> Problem
Look through the data for the string "this". Copy every line where it is found.

> Given data

_ _ _ _ _

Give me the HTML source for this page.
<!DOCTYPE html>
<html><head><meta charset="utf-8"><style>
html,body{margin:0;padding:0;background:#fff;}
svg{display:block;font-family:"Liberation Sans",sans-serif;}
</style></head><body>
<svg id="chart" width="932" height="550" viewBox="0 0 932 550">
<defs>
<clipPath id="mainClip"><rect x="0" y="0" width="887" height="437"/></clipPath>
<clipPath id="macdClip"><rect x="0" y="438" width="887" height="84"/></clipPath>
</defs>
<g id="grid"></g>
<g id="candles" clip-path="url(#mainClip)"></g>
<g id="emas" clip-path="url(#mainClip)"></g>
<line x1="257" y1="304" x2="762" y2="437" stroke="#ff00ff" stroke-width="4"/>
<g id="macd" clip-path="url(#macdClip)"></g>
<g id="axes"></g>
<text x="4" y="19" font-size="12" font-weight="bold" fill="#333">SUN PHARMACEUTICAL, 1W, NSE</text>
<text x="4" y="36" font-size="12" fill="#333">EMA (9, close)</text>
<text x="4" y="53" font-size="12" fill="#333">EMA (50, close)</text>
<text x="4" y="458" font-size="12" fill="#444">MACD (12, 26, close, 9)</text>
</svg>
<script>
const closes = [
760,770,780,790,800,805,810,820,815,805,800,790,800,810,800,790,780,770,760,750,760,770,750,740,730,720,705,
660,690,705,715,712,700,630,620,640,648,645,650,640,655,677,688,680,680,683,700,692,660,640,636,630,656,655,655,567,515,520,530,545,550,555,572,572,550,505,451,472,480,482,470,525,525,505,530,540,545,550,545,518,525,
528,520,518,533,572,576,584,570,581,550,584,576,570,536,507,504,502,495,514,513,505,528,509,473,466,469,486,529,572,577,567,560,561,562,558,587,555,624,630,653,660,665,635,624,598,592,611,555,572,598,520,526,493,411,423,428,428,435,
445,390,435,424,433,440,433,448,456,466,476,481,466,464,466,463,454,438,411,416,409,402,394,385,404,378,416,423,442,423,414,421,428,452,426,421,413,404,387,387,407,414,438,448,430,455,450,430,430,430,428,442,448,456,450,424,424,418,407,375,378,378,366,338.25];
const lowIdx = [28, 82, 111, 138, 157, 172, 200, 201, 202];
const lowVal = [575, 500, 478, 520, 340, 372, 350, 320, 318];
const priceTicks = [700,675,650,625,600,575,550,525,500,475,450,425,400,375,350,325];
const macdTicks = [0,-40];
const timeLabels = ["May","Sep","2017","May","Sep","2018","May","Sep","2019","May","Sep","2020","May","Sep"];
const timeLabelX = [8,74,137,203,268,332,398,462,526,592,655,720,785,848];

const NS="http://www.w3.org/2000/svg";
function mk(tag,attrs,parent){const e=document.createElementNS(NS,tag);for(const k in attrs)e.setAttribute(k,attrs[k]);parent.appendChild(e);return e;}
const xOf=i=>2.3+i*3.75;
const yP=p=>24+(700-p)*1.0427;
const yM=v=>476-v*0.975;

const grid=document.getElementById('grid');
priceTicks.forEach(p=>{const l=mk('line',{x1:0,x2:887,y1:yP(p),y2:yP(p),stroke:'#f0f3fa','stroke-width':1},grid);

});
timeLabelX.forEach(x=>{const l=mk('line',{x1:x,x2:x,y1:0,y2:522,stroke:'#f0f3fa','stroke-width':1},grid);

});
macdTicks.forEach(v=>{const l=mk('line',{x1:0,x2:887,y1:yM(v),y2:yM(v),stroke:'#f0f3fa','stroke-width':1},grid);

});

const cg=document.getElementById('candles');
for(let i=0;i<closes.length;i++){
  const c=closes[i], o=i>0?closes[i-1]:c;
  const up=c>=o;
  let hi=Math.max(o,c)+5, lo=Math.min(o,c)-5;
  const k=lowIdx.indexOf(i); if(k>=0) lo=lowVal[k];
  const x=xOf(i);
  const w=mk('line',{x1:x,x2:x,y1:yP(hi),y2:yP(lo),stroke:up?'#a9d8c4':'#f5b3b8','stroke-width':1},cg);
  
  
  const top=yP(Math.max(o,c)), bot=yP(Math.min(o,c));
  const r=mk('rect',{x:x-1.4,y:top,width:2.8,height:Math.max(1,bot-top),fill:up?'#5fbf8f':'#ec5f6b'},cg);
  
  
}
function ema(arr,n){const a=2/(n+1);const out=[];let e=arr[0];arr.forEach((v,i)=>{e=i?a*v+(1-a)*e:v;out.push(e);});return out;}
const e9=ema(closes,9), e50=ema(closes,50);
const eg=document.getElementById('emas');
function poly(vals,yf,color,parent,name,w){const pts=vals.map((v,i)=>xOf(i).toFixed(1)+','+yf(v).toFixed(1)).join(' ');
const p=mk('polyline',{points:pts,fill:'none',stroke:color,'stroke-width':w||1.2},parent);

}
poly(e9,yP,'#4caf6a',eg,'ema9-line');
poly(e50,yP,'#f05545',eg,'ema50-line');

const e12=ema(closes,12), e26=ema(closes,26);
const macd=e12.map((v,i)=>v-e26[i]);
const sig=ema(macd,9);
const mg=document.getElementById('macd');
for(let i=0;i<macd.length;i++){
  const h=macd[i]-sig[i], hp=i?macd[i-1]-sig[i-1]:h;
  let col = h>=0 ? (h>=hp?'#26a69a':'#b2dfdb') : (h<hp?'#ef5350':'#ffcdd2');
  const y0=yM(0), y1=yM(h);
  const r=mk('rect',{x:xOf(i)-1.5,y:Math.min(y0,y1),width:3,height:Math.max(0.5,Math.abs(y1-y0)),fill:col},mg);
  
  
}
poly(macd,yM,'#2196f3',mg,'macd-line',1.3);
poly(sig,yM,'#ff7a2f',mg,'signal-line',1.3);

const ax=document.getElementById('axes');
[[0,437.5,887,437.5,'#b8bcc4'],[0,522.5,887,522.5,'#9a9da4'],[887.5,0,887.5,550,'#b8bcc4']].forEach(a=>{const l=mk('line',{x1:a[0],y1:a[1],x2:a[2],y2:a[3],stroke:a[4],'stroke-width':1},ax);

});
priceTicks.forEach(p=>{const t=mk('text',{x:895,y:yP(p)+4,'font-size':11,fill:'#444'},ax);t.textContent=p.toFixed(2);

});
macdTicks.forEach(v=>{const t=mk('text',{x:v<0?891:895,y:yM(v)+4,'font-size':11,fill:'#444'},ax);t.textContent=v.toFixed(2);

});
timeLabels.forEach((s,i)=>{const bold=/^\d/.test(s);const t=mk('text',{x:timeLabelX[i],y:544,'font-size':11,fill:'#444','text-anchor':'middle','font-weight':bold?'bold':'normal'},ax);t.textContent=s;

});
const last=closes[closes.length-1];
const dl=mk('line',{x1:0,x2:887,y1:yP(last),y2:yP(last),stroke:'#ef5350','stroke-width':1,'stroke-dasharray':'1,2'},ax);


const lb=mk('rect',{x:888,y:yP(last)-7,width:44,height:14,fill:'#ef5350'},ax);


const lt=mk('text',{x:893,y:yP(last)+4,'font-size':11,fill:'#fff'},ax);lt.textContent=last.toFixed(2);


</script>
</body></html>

_ _ _ _ _

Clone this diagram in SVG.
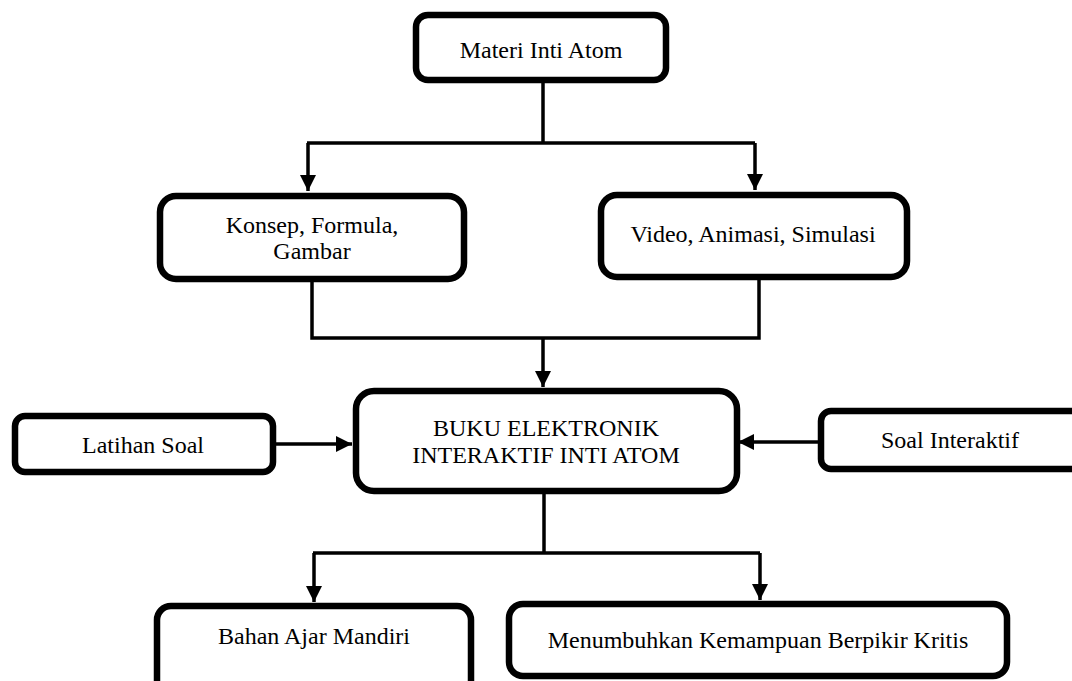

_ _ _ _ _

> Solution
Give me the HTML source for this page.
Clone this diagram in SVG.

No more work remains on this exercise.